Health Minister, Dr Zweli Mkhize, believes that South Africa is right on track to roll out its vaccination campaign, which is due to start in a few days.
Addressing Parliament's Portfolio Committee on Health on Friday, Mkhize said the country is ready to give the first COVID-19 jabs to healthcare workers once the vaccines have undergone quality assurance checks.
He has described Monday, 1 February, as an exciting day after the country received its first consignment of Oxford-AstraZeneca vaccines from India.
"We have indicated that one of the major forms of prevention is the provision of vaccines in order to create immunity amongst our people," he said.
However, the Minister admitted that is has been a challenging exercise to manage the issue of vaccines, as many nations scrambled to get their hands on them.

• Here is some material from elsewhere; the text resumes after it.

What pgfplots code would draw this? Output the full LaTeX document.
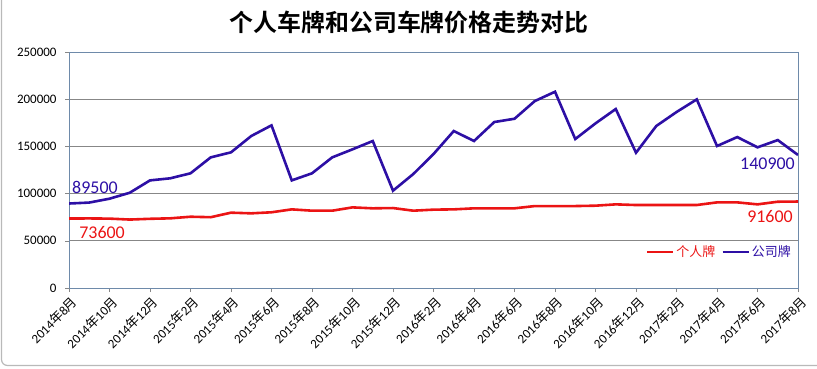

"The global demand is the same for every country throughout the whole world. Everything is happening at the same time for every country, so that creates its own dynamics."
The Minister said the State has had to contend with the fact that not all vaccines have their efficacy results out.
However, Mkhize has assured the committee that government is on course for the vaccination programme.
He told the members that government is still committed to immunising 40 million people in the country.
Mkhize said government is working with everyone including the private sector and labour to ensure that their response is coordinated.
He said the vaccines are currently stored at Biovac and also at centres across the country where cold chain conditions are observed.
Security and training
The State has beefed up security, while hundreds of healthcare workers have been trained to administer the jab.
Government has also roped in religious, traditional and civil society leaders for support.
Mkhize acknowledged that there will be hurdles as the country prepares for its largest inoculation drive, citing other countries where there have been breakages of vehicles or freezers.
"We must say that it’s not going to be a smooth process and that there will be mistakes, stop-start issues, and issues of new lessons and challenges. All of that it will be taken in our stride."
He said government will continue with its phased approach, which will see healthcare workers being first in line to receive the life-saving vaccines.
Phase one, which is expected to be concluded after three months, includes everyone who deals with the sick in hospitals, clinics, universities, research bodies and traditional healers.
Mkhize encouraged frontline workers to register online for vaccination.
The second phase will include essential workers such as teachers, the police, the elderly and those living with underlying health conditions.
Government hopes to reach 16.5 million people after the first two phase of vaccination and the rest of the population will be vaccinated in the third phase.
Mkhize announced that the State is expecting to receive nine million jabs from Johnson & Johnson, 20 million from Pfizer, 12 million from COVAX.
Meanwhile, government is also engaging with China, the Gamaleya Institute for Epidemiology and Microbiology in Russia and Moderna.
"They are also finalising more deals and will be announced in due course," he said.
Part of government's work to produce its own vaccines is also underway.
The State is working around the clock to limit risk and prevent fraud and corruption by working with different arms of government.
"In the issue of theft, government and medical aids will pay for [the vaccine] – there should be no one paying for it.
"If there’s no payment, it limits the black market," the Minister said.